THOMAS, J. Writ denied.
ANDERSON, C. J., and McCLELLAN and SOMERVILLE, JJ., concur.
On Rehearing.
The third count dealt with in the opinion of the Court of Appeals does not charge that the defendant, through its servants, agents, or employés, committed the trespass complained of, but merely that persons who were its servants, agents, or employés committed the same. There was no sufficient demurrer challenging the count in the respect indicated. The Court of Appeals did not hold that the count as framed would not have supported a judgment responding thereto in case; merely that the count was not sufficient to support a judgment for trespass vi et armis. And the finding of fact by the Court of Appeals would prevent any recovery in trespass vi et armis or for trespass on the case.

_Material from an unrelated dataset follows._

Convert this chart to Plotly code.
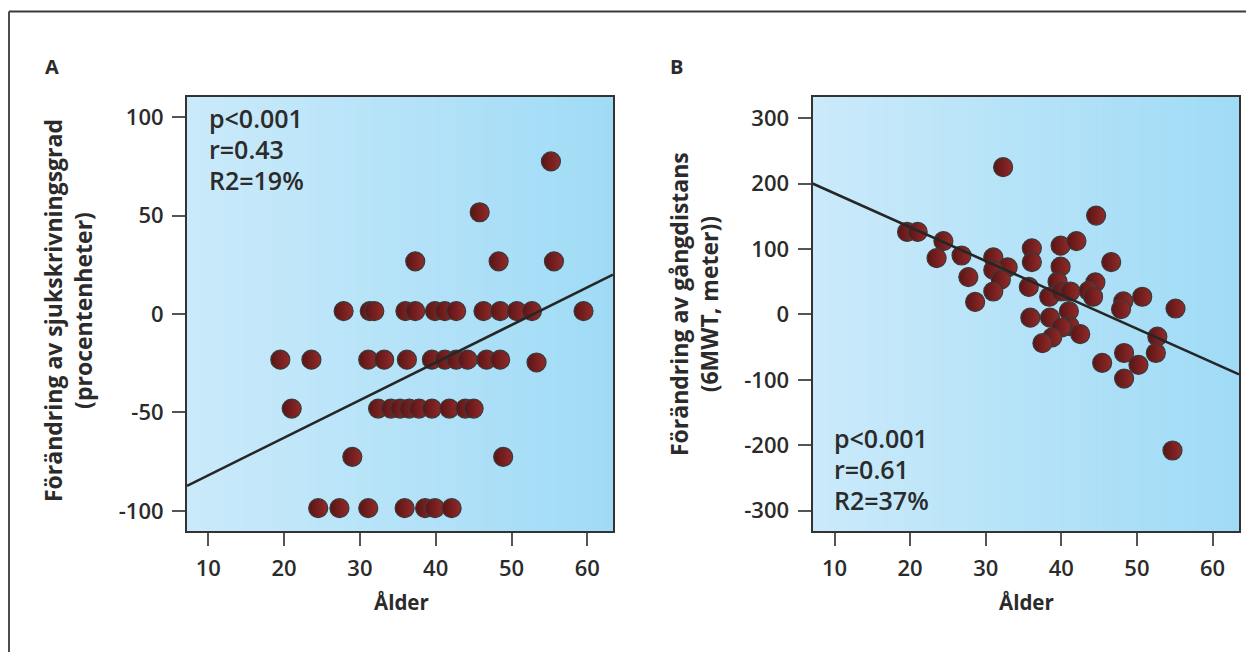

A full statement of the rulings of this court having application to this subject is contained in City Delivery Co. v. Henry, 139 Ala. 166, 34 So. 389, and in the subsequent decisions supporting the same. It is not necessary to repeat the same. The authority of the Henry Case was followed, or sought to be given application, by the Court of Appeals in L. N. R. Co. v. Lacey, 17 Ala. App. 146, 82 So. 636. In the particular now for consideration, the opinion of the Court of Appeals was upheld in Ex parte L. N. R. Co., 203 Ala. 328,83 So. 52, though denied on certiorari in the application of the law to the facts.
The writ is denied.
ANDERSON, C. J., and McCLELLAN and SOMERVILLE, JJ., concur.